The request: Go through the listing and copy each line with the string "that".

Available records:
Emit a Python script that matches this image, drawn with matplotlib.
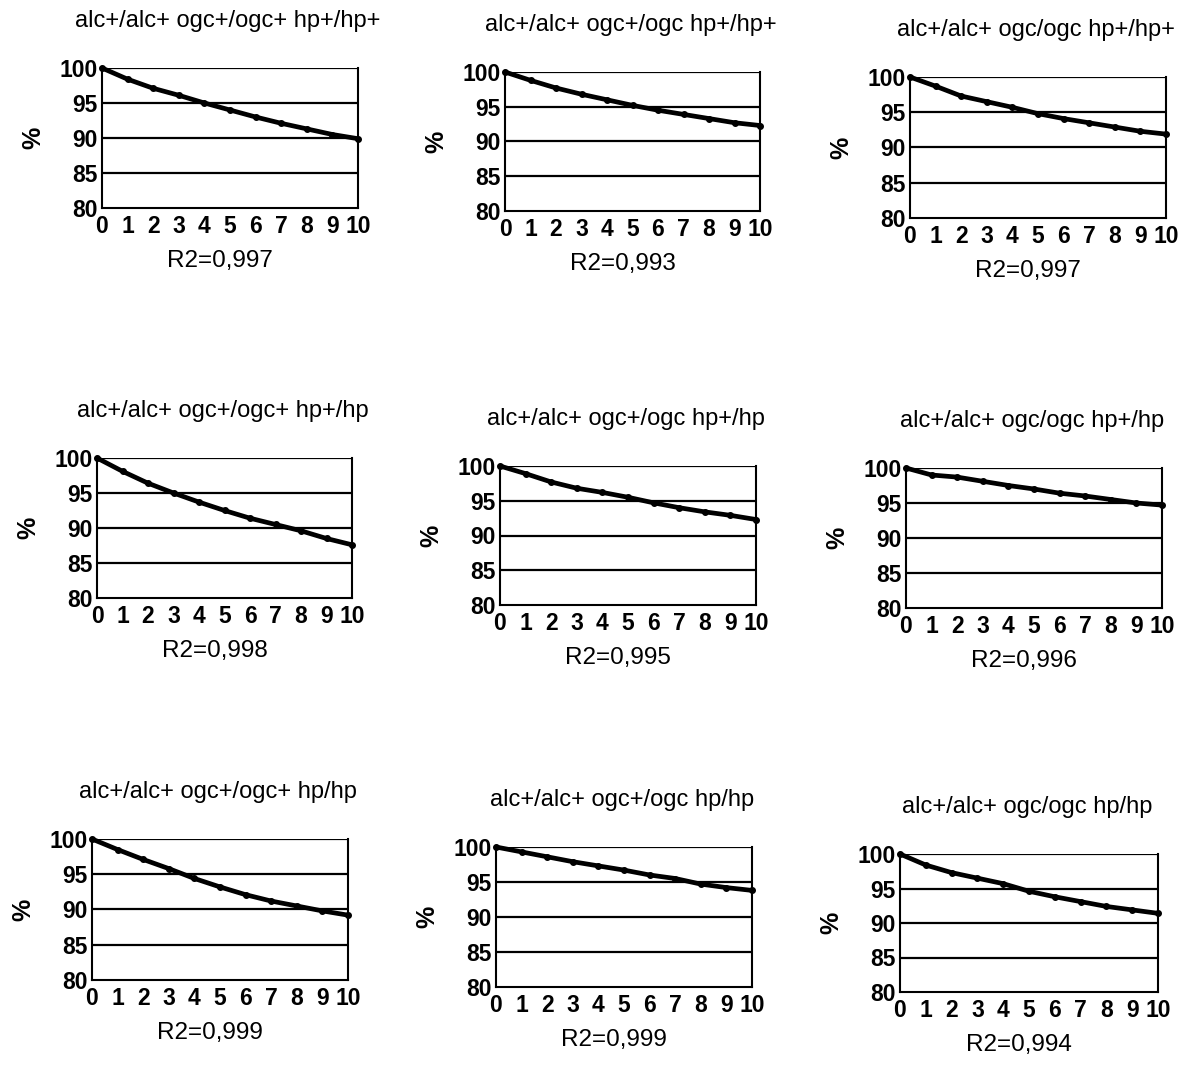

--

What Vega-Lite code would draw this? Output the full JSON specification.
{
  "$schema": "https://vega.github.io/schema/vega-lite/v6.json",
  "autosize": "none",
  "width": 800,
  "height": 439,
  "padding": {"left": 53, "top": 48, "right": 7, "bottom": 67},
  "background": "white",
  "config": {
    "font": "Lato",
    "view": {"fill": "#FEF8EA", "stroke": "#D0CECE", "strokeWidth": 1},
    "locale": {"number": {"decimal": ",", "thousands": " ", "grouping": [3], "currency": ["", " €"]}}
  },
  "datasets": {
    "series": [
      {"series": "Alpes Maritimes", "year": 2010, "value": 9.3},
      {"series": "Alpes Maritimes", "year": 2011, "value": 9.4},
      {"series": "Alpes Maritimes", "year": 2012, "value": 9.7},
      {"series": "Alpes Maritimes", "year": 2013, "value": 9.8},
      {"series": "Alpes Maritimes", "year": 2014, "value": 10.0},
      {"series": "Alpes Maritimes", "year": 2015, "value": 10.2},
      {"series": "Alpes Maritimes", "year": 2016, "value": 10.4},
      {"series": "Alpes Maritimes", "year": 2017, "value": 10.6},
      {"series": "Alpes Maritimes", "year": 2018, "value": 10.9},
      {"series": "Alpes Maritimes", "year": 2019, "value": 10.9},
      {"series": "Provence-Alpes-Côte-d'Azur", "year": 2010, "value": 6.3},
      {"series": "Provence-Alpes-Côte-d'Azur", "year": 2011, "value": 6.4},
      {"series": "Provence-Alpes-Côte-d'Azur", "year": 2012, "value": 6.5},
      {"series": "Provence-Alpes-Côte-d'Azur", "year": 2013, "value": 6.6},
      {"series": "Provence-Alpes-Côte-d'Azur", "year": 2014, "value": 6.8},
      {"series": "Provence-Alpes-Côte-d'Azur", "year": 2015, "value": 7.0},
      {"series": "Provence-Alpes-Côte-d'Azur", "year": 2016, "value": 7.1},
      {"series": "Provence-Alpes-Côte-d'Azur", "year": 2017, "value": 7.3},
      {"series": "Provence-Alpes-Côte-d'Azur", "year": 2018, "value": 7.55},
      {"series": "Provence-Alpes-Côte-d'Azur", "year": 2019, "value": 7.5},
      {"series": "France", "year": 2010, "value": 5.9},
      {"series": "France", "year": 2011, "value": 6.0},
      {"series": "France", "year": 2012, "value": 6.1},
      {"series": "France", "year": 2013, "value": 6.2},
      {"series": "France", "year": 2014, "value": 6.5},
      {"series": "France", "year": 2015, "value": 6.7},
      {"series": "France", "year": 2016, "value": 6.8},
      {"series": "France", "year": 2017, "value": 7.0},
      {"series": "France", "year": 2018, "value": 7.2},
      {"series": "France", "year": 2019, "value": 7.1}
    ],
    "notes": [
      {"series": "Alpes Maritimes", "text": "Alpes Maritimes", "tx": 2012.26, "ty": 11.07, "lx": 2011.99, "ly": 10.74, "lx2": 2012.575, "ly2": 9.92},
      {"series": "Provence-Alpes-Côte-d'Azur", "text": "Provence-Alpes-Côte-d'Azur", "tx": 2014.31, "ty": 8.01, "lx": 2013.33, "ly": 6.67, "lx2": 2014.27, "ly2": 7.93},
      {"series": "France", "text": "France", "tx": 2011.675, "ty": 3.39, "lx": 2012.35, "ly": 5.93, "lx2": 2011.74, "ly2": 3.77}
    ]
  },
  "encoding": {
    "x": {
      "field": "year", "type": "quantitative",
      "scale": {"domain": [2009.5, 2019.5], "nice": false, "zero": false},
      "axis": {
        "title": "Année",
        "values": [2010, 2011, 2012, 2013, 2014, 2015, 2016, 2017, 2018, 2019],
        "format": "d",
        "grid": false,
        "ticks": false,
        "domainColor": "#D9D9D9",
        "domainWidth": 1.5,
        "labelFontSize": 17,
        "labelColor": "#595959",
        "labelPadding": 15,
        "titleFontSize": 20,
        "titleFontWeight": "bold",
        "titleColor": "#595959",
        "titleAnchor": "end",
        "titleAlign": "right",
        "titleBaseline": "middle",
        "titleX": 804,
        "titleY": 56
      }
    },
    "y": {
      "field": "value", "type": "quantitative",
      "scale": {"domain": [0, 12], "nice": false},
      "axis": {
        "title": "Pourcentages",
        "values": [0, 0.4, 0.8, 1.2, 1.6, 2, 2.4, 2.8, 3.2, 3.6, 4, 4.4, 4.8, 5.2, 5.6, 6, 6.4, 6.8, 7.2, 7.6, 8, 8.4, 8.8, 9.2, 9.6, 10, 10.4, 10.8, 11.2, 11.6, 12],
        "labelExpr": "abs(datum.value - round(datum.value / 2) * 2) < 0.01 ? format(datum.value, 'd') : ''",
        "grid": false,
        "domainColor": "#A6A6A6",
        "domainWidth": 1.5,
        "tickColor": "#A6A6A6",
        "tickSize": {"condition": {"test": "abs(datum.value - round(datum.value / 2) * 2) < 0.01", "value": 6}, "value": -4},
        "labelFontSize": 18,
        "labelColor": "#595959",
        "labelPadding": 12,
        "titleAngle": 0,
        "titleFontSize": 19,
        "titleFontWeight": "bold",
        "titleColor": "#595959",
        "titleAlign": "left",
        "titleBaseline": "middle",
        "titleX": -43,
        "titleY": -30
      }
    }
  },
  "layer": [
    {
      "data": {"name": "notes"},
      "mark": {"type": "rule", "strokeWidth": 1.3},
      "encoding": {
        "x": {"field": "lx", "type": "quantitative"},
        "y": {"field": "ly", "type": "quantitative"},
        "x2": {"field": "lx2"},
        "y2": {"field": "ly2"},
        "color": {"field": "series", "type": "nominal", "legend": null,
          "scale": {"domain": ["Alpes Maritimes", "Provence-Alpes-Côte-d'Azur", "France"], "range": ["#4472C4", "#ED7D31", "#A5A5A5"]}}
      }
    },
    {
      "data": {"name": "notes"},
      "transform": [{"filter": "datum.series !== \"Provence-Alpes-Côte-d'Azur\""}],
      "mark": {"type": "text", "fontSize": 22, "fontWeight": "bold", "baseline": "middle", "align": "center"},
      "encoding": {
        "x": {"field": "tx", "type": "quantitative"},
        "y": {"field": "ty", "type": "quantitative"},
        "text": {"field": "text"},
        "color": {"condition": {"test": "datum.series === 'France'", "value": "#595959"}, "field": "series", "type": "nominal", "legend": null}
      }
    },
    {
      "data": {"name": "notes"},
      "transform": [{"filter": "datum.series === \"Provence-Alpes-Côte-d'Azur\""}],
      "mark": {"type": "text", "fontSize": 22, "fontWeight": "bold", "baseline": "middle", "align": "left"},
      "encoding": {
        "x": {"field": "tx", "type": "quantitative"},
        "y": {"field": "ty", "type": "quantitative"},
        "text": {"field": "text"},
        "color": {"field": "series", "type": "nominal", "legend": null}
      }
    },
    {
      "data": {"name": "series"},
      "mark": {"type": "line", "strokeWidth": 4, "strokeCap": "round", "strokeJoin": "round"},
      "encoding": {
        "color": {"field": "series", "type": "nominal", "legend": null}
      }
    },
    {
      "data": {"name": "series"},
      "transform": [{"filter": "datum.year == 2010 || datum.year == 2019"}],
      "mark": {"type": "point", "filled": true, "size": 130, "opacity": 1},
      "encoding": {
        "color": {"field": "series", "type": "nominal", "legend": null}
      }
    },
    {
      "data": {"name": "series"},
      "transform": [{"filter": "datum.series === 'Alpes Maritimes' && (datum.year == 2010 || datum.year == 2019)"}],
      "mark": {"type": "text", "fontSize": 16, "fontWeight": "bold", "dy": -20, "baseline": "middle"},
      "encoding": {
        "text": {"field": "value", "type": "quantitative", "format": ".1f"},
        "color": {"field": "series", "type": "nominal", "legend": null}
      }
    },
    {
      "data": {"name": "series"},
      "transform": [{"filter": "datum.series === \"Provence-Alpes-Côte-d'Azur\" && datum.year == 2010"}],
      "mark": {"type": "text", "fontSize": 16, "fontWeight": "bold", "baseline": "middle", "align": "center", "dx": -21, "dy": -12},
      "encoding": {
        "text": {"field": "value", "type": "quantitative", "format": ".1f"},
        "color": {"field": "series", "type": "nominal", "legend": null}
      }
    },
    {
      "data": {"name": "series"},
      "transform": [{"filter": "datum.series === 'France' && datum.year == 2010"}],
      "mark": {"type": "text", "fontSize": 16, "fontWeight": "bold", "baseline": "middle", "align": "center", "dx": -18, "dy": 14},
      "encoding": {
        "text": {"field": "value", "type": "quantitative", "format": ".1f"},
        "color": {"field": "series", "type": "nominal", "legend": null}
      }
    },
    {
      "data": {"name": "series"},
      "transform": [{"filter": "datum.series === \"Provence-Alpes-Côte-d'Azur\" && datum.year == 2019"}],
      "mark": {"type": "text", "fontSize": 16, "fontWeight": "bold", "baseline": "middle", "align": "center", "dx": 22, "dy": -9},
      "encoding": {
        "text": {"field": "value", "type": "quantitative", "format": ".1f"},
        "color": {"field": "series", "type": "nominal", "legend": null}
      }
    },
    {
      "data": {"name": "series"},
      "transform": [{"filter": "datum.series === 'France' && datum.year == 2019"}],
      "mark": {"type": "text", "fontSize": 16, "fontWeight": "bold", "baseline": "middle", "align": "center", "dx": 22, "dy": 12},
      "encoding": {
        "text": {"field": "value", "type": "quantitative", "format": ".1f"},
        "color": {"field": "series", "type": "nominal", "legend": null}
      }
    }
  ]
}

--

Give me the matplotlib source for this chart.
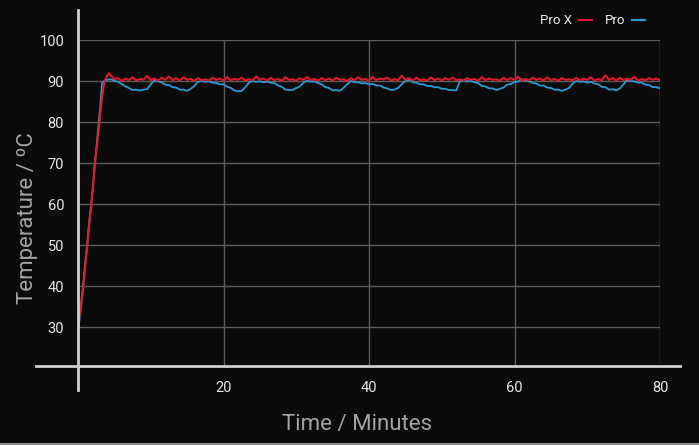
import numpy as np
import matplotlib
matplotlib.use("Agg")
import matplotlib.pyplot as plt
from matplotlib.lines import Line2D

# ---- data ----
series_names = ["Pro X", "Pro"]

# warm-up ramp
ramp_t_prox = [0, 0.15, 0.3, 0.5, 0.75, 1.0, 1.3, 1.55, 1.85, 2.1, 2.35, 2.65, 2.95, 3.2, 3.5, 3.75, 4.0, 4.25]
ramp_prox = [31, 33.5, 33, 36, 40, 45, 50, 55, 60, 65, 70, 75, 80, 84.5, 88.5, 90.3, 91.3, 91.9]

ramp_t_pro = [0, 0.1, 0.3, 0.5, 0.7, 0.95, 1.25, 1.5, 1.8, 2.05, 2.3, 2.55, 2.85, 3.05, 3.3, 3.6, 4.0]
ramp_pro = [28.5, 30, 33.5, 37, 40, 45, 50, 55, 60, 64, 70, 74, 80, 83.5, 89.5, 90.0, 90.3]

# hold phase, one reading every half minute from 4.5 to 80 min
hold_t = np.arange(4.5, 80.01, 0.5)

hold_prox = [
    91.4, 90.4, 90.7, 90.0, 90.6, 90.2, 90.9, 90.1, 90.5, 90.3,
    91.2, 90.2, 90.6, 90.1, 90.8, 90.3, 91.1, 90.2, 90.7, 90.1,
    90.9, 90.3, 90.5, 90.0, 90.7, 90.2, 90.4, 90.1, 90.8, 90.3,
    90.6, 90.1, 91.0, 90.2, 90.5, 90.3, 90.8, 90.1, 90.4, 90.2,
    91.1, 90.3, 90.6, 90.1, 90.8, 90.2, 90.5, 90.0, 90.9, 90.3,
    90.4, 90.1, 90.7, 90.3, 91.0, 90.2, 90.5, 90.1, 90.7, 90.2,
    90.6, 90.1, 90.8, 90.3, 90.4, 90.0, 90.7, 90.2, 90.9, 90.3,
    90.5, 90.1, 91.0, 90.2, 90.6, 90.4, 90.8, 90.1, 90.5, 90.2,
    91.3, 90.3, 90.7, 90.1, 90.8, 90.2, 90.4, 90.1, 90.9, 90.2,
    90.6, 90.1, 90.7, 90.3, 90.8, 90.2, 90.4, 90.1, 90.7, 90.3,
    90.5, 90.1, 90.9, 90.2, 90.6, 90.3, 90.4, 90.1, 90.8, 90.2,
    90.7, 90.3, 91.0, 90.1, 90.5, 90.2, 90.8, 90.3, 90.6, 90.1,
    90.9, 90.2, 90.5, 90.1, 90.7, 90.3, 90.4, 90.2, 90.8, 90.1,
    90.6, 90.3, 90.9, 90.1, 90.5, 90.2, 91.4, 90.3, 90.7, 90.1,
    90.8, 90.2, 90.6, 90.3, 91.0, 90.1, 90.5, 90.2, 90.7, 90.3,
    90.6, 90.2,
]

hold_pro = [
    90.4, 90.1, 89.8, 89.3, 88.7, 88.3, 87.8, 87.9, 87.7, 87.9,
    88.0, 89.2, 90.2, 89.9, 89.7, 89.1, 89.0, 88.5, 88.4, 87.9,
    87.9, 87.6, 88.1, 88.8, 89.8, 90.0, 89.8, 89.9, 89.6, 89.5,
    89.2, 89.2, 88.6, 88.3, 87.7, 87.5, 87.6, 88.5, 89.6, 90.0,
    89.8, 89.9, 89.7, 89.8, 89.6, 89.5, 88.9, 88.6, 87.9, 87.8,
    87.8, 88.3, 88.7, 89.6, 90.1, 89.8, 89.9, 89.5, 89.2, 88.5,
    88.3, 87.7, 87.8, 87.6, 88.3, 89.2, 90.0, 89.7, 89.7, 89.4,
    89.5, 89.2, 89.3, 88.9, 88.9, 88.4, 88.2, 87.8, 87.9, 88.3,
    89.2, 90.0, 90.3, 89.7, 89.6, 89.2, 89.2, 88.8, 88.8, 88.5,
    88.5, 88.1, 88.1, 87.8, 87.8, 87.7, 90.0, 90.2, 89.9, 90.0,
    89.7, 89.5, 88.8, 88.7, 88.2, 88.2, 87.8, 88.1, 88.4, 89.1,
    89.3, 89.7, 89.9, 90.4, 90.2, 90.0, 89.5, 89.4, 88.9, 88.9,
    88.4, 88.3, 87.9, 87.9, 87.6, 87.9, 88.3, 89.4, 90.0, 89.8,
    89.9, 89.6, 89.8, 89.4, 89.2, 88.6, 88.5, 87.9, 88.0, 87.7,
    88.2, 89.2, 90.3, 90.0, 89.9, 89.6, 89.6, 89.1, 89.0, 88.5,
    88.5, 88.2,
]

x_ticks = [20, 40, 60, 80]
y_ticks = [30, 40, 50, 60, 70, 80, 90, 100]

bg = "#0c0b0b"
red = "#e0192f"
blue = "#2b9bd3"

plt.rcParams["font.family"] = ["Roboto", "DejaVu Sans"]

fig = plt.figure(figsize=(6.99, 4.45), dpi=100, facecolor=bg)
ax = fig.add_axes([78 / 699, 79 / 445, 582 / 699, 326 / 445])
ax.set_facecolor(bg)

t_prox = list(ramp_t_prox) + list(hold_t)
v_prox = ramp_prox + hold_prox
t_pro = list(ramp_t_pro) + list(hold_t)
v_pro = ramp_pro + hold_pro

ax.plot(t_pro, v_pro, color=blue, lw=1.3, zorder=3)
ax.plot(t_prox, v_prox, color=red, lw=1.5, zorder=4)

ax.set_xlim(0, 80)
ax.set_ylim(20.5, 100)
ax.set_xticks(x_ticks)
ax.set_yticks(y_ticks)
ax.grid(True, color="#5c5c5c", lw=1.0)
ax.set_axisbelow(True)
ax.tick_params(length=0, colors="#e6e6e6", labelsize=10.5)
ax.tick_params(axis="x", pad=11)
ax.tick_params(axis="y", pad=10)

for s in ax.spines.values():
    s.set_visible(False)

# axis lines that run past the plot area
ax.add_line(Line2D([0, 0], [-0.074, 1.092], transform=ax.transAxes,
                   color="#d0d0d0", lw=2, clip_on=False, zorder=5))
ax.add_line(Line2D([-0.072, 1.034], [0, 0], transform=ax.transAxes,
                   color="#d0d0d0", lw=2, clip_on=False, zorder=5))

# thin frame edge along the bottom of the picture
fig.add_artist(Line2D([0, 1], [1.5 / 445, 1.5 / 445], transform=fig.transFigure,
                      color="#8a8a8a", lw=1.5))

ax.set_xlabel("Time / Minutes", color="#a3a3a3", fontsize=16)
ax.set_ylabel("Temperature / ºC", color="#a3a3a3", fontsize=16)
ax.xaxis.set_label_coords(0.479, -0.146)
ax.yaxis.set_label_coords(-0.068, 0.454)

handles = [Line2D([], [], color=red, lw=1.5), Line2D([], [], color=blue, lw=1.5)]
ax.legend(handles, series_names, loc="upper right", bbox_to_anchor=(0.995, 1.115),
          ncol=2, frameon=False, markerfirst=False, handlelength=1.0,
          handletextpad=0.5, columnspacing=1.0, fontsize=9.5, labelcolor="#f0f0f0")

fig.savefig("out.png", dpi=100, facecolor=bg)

Solution for this task:
Emit a Python script that matches this image, drawn with matplotlib.
# axis lines that run past the plot area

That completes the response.